Un campesino cubano tenía una finca. En esa finca tenía ovejas. Y un día se las robaron. La anécdota, contada sin adornos, funciona como un parte de guerra del país real: no es un cuento infantil, sino el tipo de historia que hoy circula de boca en boca porque explica, en una sola escena, por qué la comida escasea y por qué producir se ha vuelto una apuesta contra el cansancio y el miedo en la isla. La historia, según Mission Network News, la trasladó Scott Clifton, de FARMS International, a partir del testimonio directo de uno de sus contactos en la isla.

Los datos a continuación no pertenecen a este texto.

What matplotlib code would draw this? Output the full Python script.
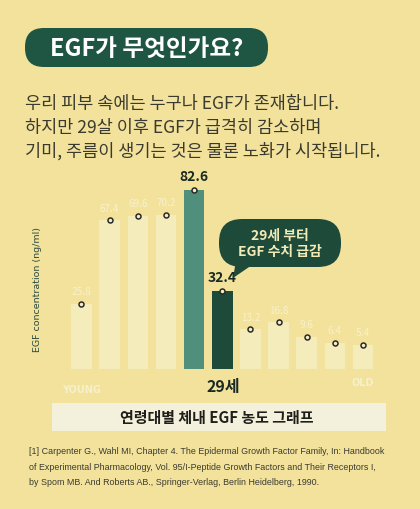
import matplotlib.pyplot as plt
from matplotlib.patches import FancyBboxPatch, Polygon, Rectangle

plt.rcParams['font.family'] = ['Noto Sans CJK KR', 'DejaVu Sans']

# data
ages = ["young", "", "", "", "", "29", "", "", "", "", "old"]
values = [25.8, 67.4, 69.6, 70.2, 82.6, 32.4, 13.2, 16.8, 9.6, 6.4, 5.4]
labels = ["25.8", "67.4", "69.6", "70.2", "82.6", "32.4", "13.2", "16.8", "9.6", "6.4", "5.4"]
peak_idx = 4
drop_idx = 5

BG = "#f2e29c"
BAR_LIGHT = "#f5ecbc"
PEAK = "#4f8f7b"
DARK = "#1e4a3a"
TXT = "#3b3a2e"
BASE = -7  # bars run a little below zero, down to the edge of the plot

fig = plt.figure(figsize=(4.2, 5.1), dpi=100, facecolor=BG)

# px -> figure fraction helpers
W, H = 420, 510
def fx(px):
    return px / W
def fy(py):
    return 1 - py / H

# ---- title pill ----
pill = FancyBboxPatch((fx(25), fy(68)), fx(243), fy(29) - fy(68),
                      boxstyle="round,pad=0,rounding_size=0.045",
                      transform=fig.transFigure, facecolor="#1f5543", edgecolor="none",
                      mutation_aspect=420 / 510)
fig.patches.append(pill)
fig.text(fx(147), fy(49), "EGF가 무엇인가요?", color="white", fontsize=17,
         fontweight="bold", ha="center", va="center")

# ---- body text ----
body = ["우리 피부 속에는 누구나 EGF가 존재합니다.",
        "하지만 29살 이후 EGF가 급격히 감소하며",
        "기미, 주름이 생기는 것은 물론 노화가 시작됩니다."]
for i, line in enumerate(body):
    fig.text(fx(25), fy(104 + i * 23.5), line, color=TXT, fontsize=12.6,
             ha="left", va="center")

# ---- bar chart ----
ax = fig.add_axes([fx(64), fy(370), fx(380) - fx(64), fy(170) - fy(370)])
ax.set_facecolor("none")
x = list(range(len(values)))
colors = [BAR_LIGHT] * len(values)
colors[peak_idx] = PEAK
colors[drop_idx] = DARK
ax.bar(x, [v - BASE for v in values], width=0.73, bottom=BASE, color=colors, edgecolor="none")
ax.plot(x, values, linestyle="none", marker="o", markersize=3.6,
        markerfacecolor="#f4eed0", markeredgecolor="#2a2a22", markeredgewidth=1.1, zorder=3)
for i, (v, lab) in enumerate(zip(values, labels)):
    if i in (peak_idx, drop_idx):
        ax.text(i, v + 3.2, lab, ha="center", va="bottom", fontsize=10,
                fontweight="bold", color="#1a2a22")
    else:
        ax.text(i, v + 3.8, lab, ha="center", va="bottom", fontsize=7.2,
                color="#f8f1cc")
ax.set_xlim(-0.62, 10.6)
ax.set_ylim(-6.5, 93)
ax.axis("off")

fig.text(fx(37), fy(290), "EGF concentration (ng/ml)", rotation=90, color="#2c4a3e",
         fontsize=6.8, ha="center", va="center", family="DejaVu Sans")

fig.text(fx(82), fy(390), ages[0].upper(), color="#f7f0cc", fontsize=7,
         fontweight="bold", ha="center", va="center", family="DejaVu Sans")
fig.text(fx(363), fy(383), ages[-1].upper(), color="#f7f0cc", fontsize=7,
         fontweight="bold", ha="center", va="center", family="DejaVu Sans")
fig.text(fx(223), fy(387), ages[drop_idx] + "세", color="#1a2a22", fontsize=11.5,
         fontweight="bold", ha="center", va="center")

# ---- speech bubble ----
bubble = FancyBboxPatch((fx(219), fy(268)), fx(122), fy(220) - fy(268),
                        boxstyle="round,pad=0,rounding_size=0.055",
                        transform=fig.transFigure, facecolor=DARK, edgecolor="none",
                        mutation_aspect=420 / 510)
fig.patches.append(bubble)
tail = Polygon([(fx(236), fy(262)), (fx(252), fy(266)), (fx(233), fy(279))],
               closed=True, transform=fig.transFigure, facecolor=DARK, edgecolor="none")
fig.patches.append(tail)
fig.text(fx(280), fy(244), "29세 부터\nEGF 수치 급감", color="#f2ebb6", fontsize=10,
         fontweight="bold", ha="center", va="center", linespacing=1.25)

# ---- caption band ----
band = Rectangle((fx(52), fy(432)), fx(334), fy(404) - fy(432),
                 transform=fig.transFigure, facecolor="#f3f0dc", edgecolor="none")
fig.patches.append(band)
fig.text(fx(217), fy(418), "연령대별 체내 EGF 농도 그래프", color="#1f1f1a",
         fontsize=10.8, fontweight="bold", ha="center", va="center")

# ---- reference ----
ref = ["[1] Carpenter G., Wahl MI, Chapter 4. The Epidermal Growth Factor Family, In: Handbook",
       "of Experimental Pharmacology, Vol. 95/I-Peptide Growth Factors and Their Receptors I,",
       "by Spom MB. And Roberts AB., Springer-Verlag, Berlin Heidelberg, 1990."]
for i, line in enumerate(ref):
    fig.text(fx(29), fy(452 + i * 15.5), line, color="#3a3a30", fontsize=6.4,
             ha="left", va="center", family="Liberation Sans")

fig.savefig("out.png", dpi=100, facecolor=BG)
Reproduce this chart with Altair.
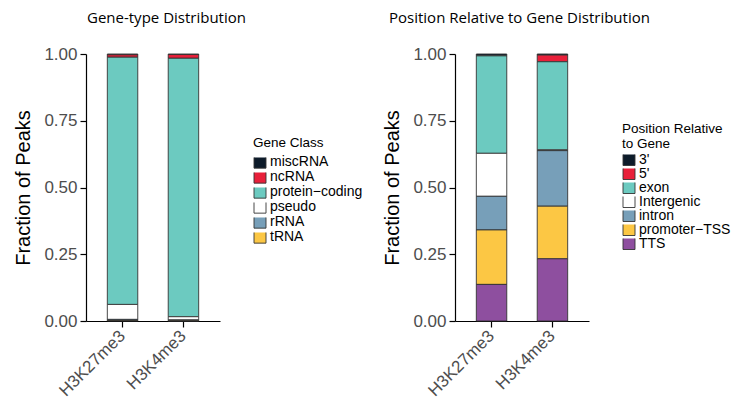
import altair as alt
import pandas as pd

# Samples (x categories)
samples = ["H3K27me3", "H3K4me3"]

# Gene-type distribution: fraction of peaks per gene class
gene_classes = ["miscRNA", "ncRNA", "protein\u2212coding", "pseudo", "rRNA", "tRNA"]
gene_colors = ["#0d1b2a", "#e8203a", "#6ccac0", "#ffffff", "#779fb9", "#fcc744"]
gene_h3k27 = [0.003, 0.009, 0.926, 0.056, 0.004, 0.002]
gene_h3k4 = [0.002, 0.014, 0.968, 0.012, 0.003, 0.001]

# Position relative to gene: fraction of peaks per region
positions = ["3'", "5'", "exon", "Intergenic", "intron", "promoter\u2212TSS", "TTS"]
pos_colors = ["#0d1b2a", "#e8203a", "#6ccac0", "#ffffff", "#779fb9", "#fcc744", "#8e4f9f"]
pos_h3k27 = [0.006, 0.001, 0.365, 0.161, 0.126, 0.204, 0.137]
pos_h3k4 = [0.004, 0.025, 0.330, 0.003, 0.208, 0.197, 0.233]


def long_table(cats, a, b):
    rows = []
    n = len(cats)
    for s, vals in zip(samples, (a, b)):
        for i, (c, v) in enumerate(zip(cats, vals)):
            # last legend entry sits at the bottom of the stack
            rows.append({"sample": s, "cls": c, "fraction": v, "rank": n - 1 - i})
    return pd.DataFrame(rows)


AXIS_FONT = "Liberation Sans"
TITLE_FONT = "Open Sans"


def panel(df, cats, colors, title, legend_title, title_dx, legend_y, legend_opts):
    return (
        alt.Chart(df)
        .mark_bar(stroke="#333333", strokeWidth=0.9)
        .encode(
            x=alt.X(
                "sample:N",
                sort=samples,
                scale=alt.Scale(paddingInner=0.5, paddingOuter=0.35),
                axis=alt.Axis(
                    title=None,
                    labelAngle=-45,
                    labelAlign="right",
                    labelBaseline="middle",
                    labelFontSize=17,
                    labelColor="#4d4d4d",
                    labelFont=AXIS_FONT,
                    labelPadding=6,
                    tickSize=6,
                    tickColor="#000000",
                    domainColor="#000000",
                    domainWidth=1.2,
                    tickWidth=1.2,
                ),
            ),
            y=alt.Y(
                "fraction:Q",
                stack="zero",
                scale=alt.Scale(domain=[0, 1], nice=False),
                axis=alt.Axis(
                    title="Fraction of Peaks",
                    values=[0, 0.25, 0.5, 0.75, 1.0],
                    format=".2f",
                    grid=False,
                    labelFontSize=17,
                    labelColor="#4d4d4d",
                    labelFont=AXIS_FONT,
                    labelPadding=3,
                    tickSize=6,
                    tickColor="#000000",
                    domainColor="#000000",
                    domainWidth=1.2,
                    tickWidth=1.2,
                    titleFont=AXIS_FONT,
                    titleFontSize=20,
                    titleFontWeight="normal",
                    titleColor="#000000",
                    titlePadding=10,
                ),
            ),
            color=alt.Color(
                "cls:N",
                scale=alt.Scale(domain=cats, range=colors),
                legend=alt.Legend(
                    title=legend_title,
                    orient="none",
                    legendX=167,
                    legendY=legend_y,
                    symbolType="square",
                    symbolSize=144,
                    symbolStrokeColor="#333333",
                    symbolStrokeWidth=0.9,
                    symbolOpacity=1,
                    rowPadding=0,
                    labelFont=AXIS_FONT,
                    labelFontSize=14,
                    labelColor="#000000",
                    labelOffset=3,
                    titleFont=AXIS_FONT,
                    titleFontSize=13.5,
                    titleFontWeight="normal",
                    titleColor="#000000",
                    titleLineHeight=15,
                    **legend_opts,
                ),
            ),
            order=alt.Order("rank:Q"),
        )
        .properties(
            width=134,
            height=267,
            title=alt.TitleParams(
                title,
                anchor="start",
                frame="group",
                dx=title_dx,
                font=TITLE_FONT,
                fontSize=15,
                fontWeight="normal",
                color="#000000",
                offset=19,
            ),
        )
    )


left = panel(
    long_table(gene_classes, gene_h3k27, gene_h3k4),
    gene_classes, gene_colors,
    "Gene-type Distribution", "Gene Class", 1, 82,
    dict(clipHeight=9.3, titlePadding=8),
)
right = panel(
    long_table(positions, pos_h3k27, pos_h3k4),
    positions, pos_colors,
    "Position Relative to Gene Distribution", ["Position Relative", "to Gene"], -66, 68,
    dict(clipHeight=10, titlePadding=4),
)

chart = (
    alt.hconcat(left, right, spacing=19)
    .resolve_scale(color="independent")
    .properties(padding={"left": 13, "top": 11, "right": 0, "bottom": 0}, background="#ffffff")
    .configure_view(stroke=None)
)

chart.save("out.html", embed_options={"renderer": "svg", "actions": False})
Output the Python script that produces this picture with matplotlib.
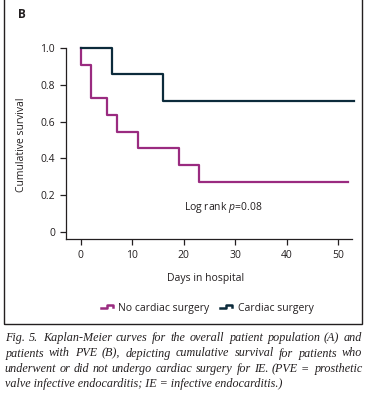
import numpy as np
import matplotlib.pyplot as plt
from matplotlib.lines import Line2D
from matplotlib.patches import Rectangle
from matplotlib.legend_handler import HandlerBase
from matplotlib.font_manager import FontProperties, findfont
from matplotlib.ft2font import FT2Font

# Kaplan-Meier step data
no_surg_days = [0, 0, 2, 5, 7, 11, 19, 23, 52]
no_surg_surv = [1.0, 0.909, 0.727, 0.636, 0.545, 0.455, 0.364, 0.273, 0.273]
surg_days = [0, 6, 16, 53]
surg_surv = [1.0, 0.857, 0.714, 0.714]

x_ticks = [0, 10, 20, 30, 40, 50]
y_ticks = [0, 0.2, 0.4, 0.6, 0.8, 1.0]
y_tick_labels = ["0", "0.2", "0.4", "0.6", "0.8", "1.0"]

series_names = ["No cardiac surgery", "Cardiac surgery"]
PURPLE = "#9a2b80"
NAVY = "#0c2b3b"
TXT = "#231f20"

caption_lines = [
    "Fig. 5. Kaplan-Meier curves for the overall patient population (A) and",
    "patients with PVE (B), depicting cumulative survival for patients who",
    "underwent or did not undergo cardiac surgery for IE. (PVE = prosthetic",
    "valve infective endocarditis; IE = infective endocarditis.)",
]

SANS = "Open Sans"
plt.rcParams['font.family'] = [SANS, 'DejaVu Sans']
plt.rcParams['mathtext.fontset'] = 'custom'
plt.rcParams['mathtext.it'] = SANS + ':italic'
plt.rcParams['mathtext.rm'] = SANS

W, H = 368, 400
DPI = 100
fig = plt.figure(figsize=(W / DPI, H / DPI), dpi=DPI)


def fx(px):
    return px / W


def fy(py):
    return 1 - py / H


ax = fig.add_axes([fx(66), fy(239), fx(352) - fx(66), fy(47.7) - fy(239)])

ax.step(no_surg_days, no_surg_surv, where='post', color=PURPLE, lw=1.6, clip_on=False)
ax.step(surg_days, surg_surv, where='post', color=NAVY, lw=1.6, clip_on=False)

ax.set_xlim(-2.9, 52.7)
ax.set_ylim(-0.036, 1.0)
ax.set_xticks(x_ticks)
ax.set_yticks(y_ticks)
ax.set_yticklabels(y_tick_labels)
for s in ['top', 'right']:
    ax.spines[s].set_visible(False)
for s in ['left', 'bottom']:
    ax.spines[s].set_linewidth(0.9)
    ax.spines[s].set_color(TXT)
ax.tick_params(direction='out', length=4, width=0.9, color=TXT,
               labelsize=7.5, labelcolor=TXT, pad=4)

ax.text(27.7, 0.137, r"Log rank $p$=0.08", ha='center', va='center',
        fontsize=7.5, color=TXT)

fig.text(fx(22), fy(145), "Cumulative survival", rotation=90, ha='center',
         va='center', fontsize=7.5, color=TXT)
fig.text(fx(206), fy(278), "Days in hospital", ha='center', va='center',
         fontsize=7.5, color=TXT)
fig.text(fx(18), fy(14), "B", ha='left', va='center', fontsize=8.5,
         fontweight='bold', color=TXT)


class StepHandler(HandlerBase):
    def create_artists(self, legend, orig_handle, xdescent, ydescent,
                       width, height, fontsize, trans):
        xs = np.array([0, 0.5, 0.5, 1.0, 1.0]) * width - xdescent
        ys = np.array([0.3, 0.3, 0.7, 0.7, 0.45]) * height - ydescent
        ln = Line2D(xs, ys, color=orig_handle.get_color(), lw=1.8)
        ln.set_transform(trans)
        return [ln]


handles = [Line2D([], [], color=PURPLE), Line2D([], [], color=NAVY)]
fig.legend(handles, series_names, loc='center', bbox_to_anchor=(fx(207), fy(308)),
           ncol=2, frameon=False, fontsize=7.5, handlelength=1.2,
           handletextpad=0.5, columnspacing=1.0, labelcolor=TXT,
           handler_map={Line2D: StepHandler()})

# outer box around panel
fig.add_artist(Rectangle((fx(4), fy(323.7)), fx(362) - fx(4), fy(-5) - fy(323.7),
                         transform=fig.transFigure, fill=False, lw=1.0,
                         edgecolor=TXT, clip_on=True))

# justified italic caption, words placed by pen advance widths
CAP_SIZE = 8.7
cap_prop = FontProperties(family=['Liberation Serif', 'DejaVu Serif'],
                          style='italic', size=CAP_SIZE)
ft = FT2Font(findfont(cap_prop))
ft.set_size(CAP_SIZE, DPI)


def adv(s):
    return sum(ft.load_char(ord(c)).linearHoriAdvance / 65536 for c in s)


def lsb(s):
    # matplotlib pushes the glyphs right by the first bearing, undo that
    ft.set_text(s, 0.0)
    return ft.get_bitmap_offset()[0] / 64


left, right = 5, 362
baselines = [341, 356.5, 372, 387.5]
for i, (line, base) in enumerate(zip(caption_lines, baselines)):
    if i == len(caption_lines) - 1:
        # last line is not justified: draw it in one piece
        fig.text(fx(left), fy(base), line, ha='left', va='baseline',
                 fontproperties=cap_prop, color=TXT)
        continue
    words = line.split(' ')
    n = len(words)
    extra = (right - left - adv(line)) / (n - 1)
    x = left
    for w in words:
        fig.text(fx(x - lsb(w)), fy(base), w, ha='left', va='baseline',
                 fontproperties=cap_prop, color=TXT)
        x += adv(w + ' ') + extra

fig.savefig('out.png', dpi=DPI)
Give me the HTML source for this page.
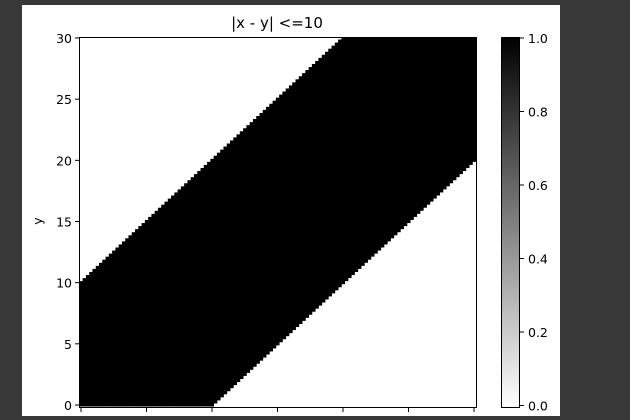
<!DOCTYPE html>
<html><head><meta charset="utf-8"><style>
body{margin:0;background:#383838;width:630px;height:420px;overflow:hidden;font-family:"DejaVu Sans","Liberation Sans",sans-serif}
svg{position:absolute;left:0;top:0}
</style></head><body>
<svg id="chart" width="630" height="420" xmlns="http://www.w3.org/2000/svg">
<rect x="22" y="5" width="538" height="411" fill="#fff"/>
<g id="cells"></g>
<rect x="79.5" y="37.5" width="397" height="370" fill="none" stroke="#000" stroke-width="1"/>
<g id="axes" font-size="12.5" fill="#000"></g>
<text x="277" y="28" font-size="15" text-anchor="middle">|x - y| &lt;=10</text>
<text x="0" y="0" font-size="12.5" text-anchor="middle" transform="translate(42,221) rotate(-90)">y</text>
<defs><linearGradient id="cb" x1="0" y1="1" x2="0" y2="0"><stop offset="0" stop-color="#fff"/><stop offset="1" stop-color="#000"/></linearGradient></defs>
<rect x="501.5" y="37.5" width="18" height="370" fill="url(#cb)" stroke="#000" stroke-width="1"/>
<g id="cbaxis" font-size="12.5"></g>
</svg>
<script>
const threshold = 10;
const nCells = 120;
const xRange = [0, 30];
const yRange = [0, 30];
const xTicks = [0, 5, 10, 15, 20, 25, 30];
const yTicks = [0, 5, 10, 15, 20, 25, 30];
const cbTicks = ["0.0", "0.2", "0.4", "0.6", "0.8", "1.0"];
const NS = "http://www.w3.org/2000/svg";
const X = v => 81 + (v - 0) * (474 - 81) / 30;
const Y = v => 405 - (v - 0) * (405 - 38) / 30;
const step = (xRange[1] - xRange[0]) / nCells;
const cells = document.getElementById('cells');
for (let i = 0; i <= nCells; i++) {
  const xv = xRange[0] + i * step;
  let lo = null, hi = null;
  for (let j = 0; j <= nCells; j++) {
    const yv = yRange[0] + j * step;
    if (Math.abs(xv - yv) <= threshold) { if (lo === null) lo = yv; hi = yv; }
  }
  if (lo === null) continue;
  const x0 = Math.max(79.5, X(xv - step / 2)), x1 = Math.min(476.5, X(xv + step / 2));
  const y0 = Math.max(37.5, Y(hi + step / 2)), y1 = Math.min(407.5, Y(lo - step / 2));
  const r = document.createElementNS(NS, 'rect');
  
  
  r.setAttribute('x', x0); r.setAttribute('y', y0);
  r.setAttribute('width', x1 - x0 + 0.4); r.setAttribute('height', y1 - y0);
  r.setAttribute('fill', '#000');
  cells.appendChild(r);
}
const axes = document.getElementById('axes');
yTicks.forEach(t => {
  const l = document.createElementNS(NS, 'line');
  
  
  l.setAttribute('x1', 75); l.setAttribute('x2', 79.5); l.setAttribute('y1', Y(t)); l.setAttribute('y2', Y(t));
  l.setAttribute('stroke', '#000');
  axes.appendChild(l);
  const s = document.createElementNS(NS, 'text');
  
  
  s.setAttribute('x', 72); s.setAttribute('y', Y(t) + 5); s.setAttribute('text-anchor', 'end');
  s.textContent = t;
  axes.appendChild(s);
});
xTicks.forEach(t => {
  const l = document.createElementNS(NS, 'line');
  
  
  l.setAttribute('x1', X(t)); l.setAttribute('x2', X(t)); l.setAttribute('y1', 407.5); l.setAttribute('y2', 412);
  l.setAttribute('stroke', '#000');
  axes.appendChild(l);
});
const cb = document.getElementById('cbaxis');
cbTicks.forEach((t, i) => {
  const y = 405.5 - i * (405.5 - 38) / 5;
  const l = document.createElementNS(NS, 'line');
  
  
  l.setAttribute('x1', 519.5); l.setAttribute('x2', 524); l.setAttribute('y1', y); l.setAttribute('y2', y);
  l.setAttribute('stroke', '#000');
  cb.appendChild(l);
  const s = document.createElementNS(NS, 'text');
  
  
  s.setAttribute('x', 528); s.setAttribute('y', y + 5);
  s.textContent = t;
  cb.appendChild(s);
});
</script>
</body></html>
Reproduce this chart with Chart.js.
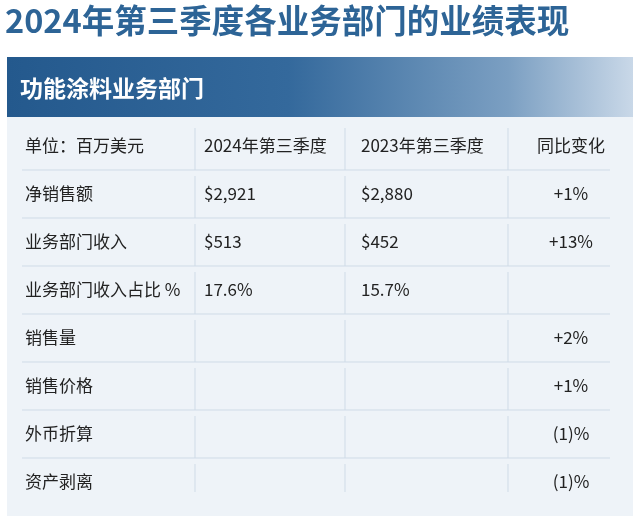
<!DOCTYPE html>
<html><head><meta charset="utf-8">
<script src="https://cdn.jsdelivr.net/npm/chart.js@4"></script>
<style>html,body{margin:0;padding:0;background:#fff}#w{width:640px;height:516px}</style>
</head><body><div id="w"><canvas id="c"></canvas></div>
<script>
const title = '2024年第三季度各业务部门的业绩表现';
const segment = '功能涂料业务部门';
const headers = ['单位：百万美元', '2024年第三季度', '2023年第三季度', '同比变化'];
const rowLabels = ['净销售额', '业务部门收入', '业务部门收入占比 %', '销售量', '销售价格', '外币折算', '资产剥离'];
const q3_2024 = ['$2,921', '$513', '17.6%', '', '', '', ''];
const q3_2023 = ['$2,880', '$452', '15.7%', '', '', '', ''];
const yoyChange = ['+1%', '+13%', '', '+2%', '+1%', '(1)%', '(1)%'];

const colX = [25, 204, 361, 0];
const colCenter3 = 571;
const vLines = [195, 345, 508];
const FONT = '"Noto Sans CJK SC","Noto Sans",sans-serif';

const tablePlugin = {
  id: 'tbl',
  beforeDraw(chart) {
    const ctx = chart.ctx;
    ctx.save();
    ctx.fillStyle = '#ffffff'; ctx.fillRect(0,0,640,516);
    ctx.fillStyle = '#2d6496';
    ctx.font = 'bold 32.5px ' + FONT;
    ctx.textBaseline = 'middle';
    ctx.fillText(title, 5, 21);
    ctx.fillStyle = '#eef3f8';
    ctx.fillRect(7, 117, 626, 399);
    const g = ctx.createLinearGradient(7, 0, 633, 0);
    g.addColorStop(0, '#24598d'); g.addColorStop(0.45, '#34699c');
    g.addColorStop(0.8, '#7b9fc2'); g.addColorStop(1, '#c9d8e8');
    ctx.fillStyle = g;
    ctx.fillRect(7, 57, 626, 60);
    ctx.fillStyle = '#ffffff';
    ctx.font = 'bold 23px ' + FONT;
    ctx.fillText(segment, 20, 88);
    ctx.restore();
  },
  afterDraw(chart) {
    const ctx = chart.ctx, y = chart.scales.y;
    const n = y.ticks.length;
    const step = y.getPixelForValue(1) - y.getPixelForValue(0);
    ctx.save();
    ctx.strokeStyle = '#cfdbe7'; ctx.lineWidth = 1;
    for (let i = 0; i < n; i++) {
      const cy = y.getPixelForValue(i);
      if (i < n - 1) { ctx.beginPath(); ctx.moveTo(22, cy + step/2); ctx.lineTo(610, cy + step/2); ctx.stroke(); }
      vLines.forEach(x => { ctx.beginPath(); ctx.moveTo(x, cy - step/2 + 6); ctx.lineTo(x, cy + step/2 - (i===n-1?14:0)); ctx.stroke(); });
    }
    ctx.fillStyle = '#222';
    ctx.font = '17px ' + FONT;
    ctx.textBaseline = 'middle';
    for (let i = 0; i < n; i++) {
      const cy = y.getPixelForValue(i);
      const cells = i === 0 ? headers : [rowLabels[i-1], q3_2024[i-1], q3_2023[i-1], yoyChange[i-1]];
      for (let c = 0; c < 4; c++) {
        if (c === 3) { ctx.textAlign = 'center'; ctx.fillText(cells[c], colCenter3, cy); }
        else { ctx.textAlign = 'left'; ctx.fillText(cells[c], colX[c], cy); }
      }
    }
    ctx.restore();
  }
};

new Chart(document.getElementById('c'), {
  type: 'scatter',
  data: { labels: ['header'].concat(rowLabels), datasets: [{ data: [], pointRadius: 0 }] },
  options: {
    responsive: true, maintainAspectRatio: false, animation: false,
    layout: { padding: { top: 122, bottom: 10, left: 0, right: 0 } },
    plugins: { legend: { display: false }, tooltip: { enabled: false } },
    scales: {
      x: { type: 'linear', min: 0, max: 640, display: false },
      y: { type: 'category', offset: true, display: false }
    }
  },
  plugins: [tablePlugin]
});
</script></body></html>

Lo que vino después es todavía más revelador. Durante años, muchos agricultores araron con tractores; cuando el combustible se encareció hasta volverse inaccesible, cambiaron de estrategia y pasaron a usar bueyes para tirar del arado. Entonces también les robaron los bueyes. El robo, en ese relato, no aparece como un delito aislado, sino como el síntoma de una desesperación extendida: la gente busca comida donde sea, y la finca —con animales, cosecha, herramientas— se vuelve un objetivo obvio en un entorno de hambre, inflación y escasez.
La violencia silenciosa de esos robos no se mide solo por el valor de lo sustraído, sino por el efecto en cadena. Si desaparece el animal, se pierde el trabajo invertido, se retrasa la siembra, cae la cosecha y el productor queda más expuesto al siguiente golpe. Clifton describe una espiral difícil de romper: es caro producir, es caro importar y, cuando el agricultor pierde su base mínima de medios, el país se queda sin una de las pocas respuestas posibles a la crisis alimentaria. “Se están quedando sin opciones”, resume, al explicar que algunos se van y otros se quedan por familia, comunidad y arraigo, pero con menos margen cada mes.
Esa sensación de callejón sin salida, además, no es nueva ni exclusiva de fuentes externas. En Juventud Rebelde, diario oficialista, el periodista José Alejandro Rodríguez ha publicado durante años cartas y denuncias que dejan ver el mismo patrón: faltan insumos, falla el combustible, el control se rompe y el productor termina pagando el costo de una cadena institucional que no responde a tiempo.
En 2015, por ejemplo, una queja desde una unidad cooperativa en Villa Clara hablaba de irregularidades, de “robo de petróleo” dentro del propio circuito productivo y de cómo la falta de combustible impedía trasladarse a las áreas de trabajo, afectando directamente los resultados y el ingreso de los trabajadores. El título de la nota lo decía todo: ASI NO SE PUEDE TRABAJAR.
Y cuando el problema no es el robo en el surco, es el dinero que no llega a la mano del campesino. En 2019, otra carta publicada en esa misma columna relataba que un productor de Granma vendió reses por 14.600 CUP a una empresa estatal y pasaron más de seis meses sin que le pagaran; la explicación que recibieron fue, lisa y llanamente, que no había financiamiento y que existían deudas millonarias con la cooperativa. El mensaje práctico para cualquiera que quiera producir es devastador: incluso cumpliendo, el pago puede convertirse en una promesa sin fecha.
Entre robos por hambre, combustible prohibitivo y pagos que se evaporan en trámites, el campo cubano se queda sin herramientas y sin confianza. Y cuando producir deja de ser viable, la escasez deja de ser un accidente: se convierte en el resultado previsible de un país que, cada vez más, le pide a sus agricultores que resistan sin garantías.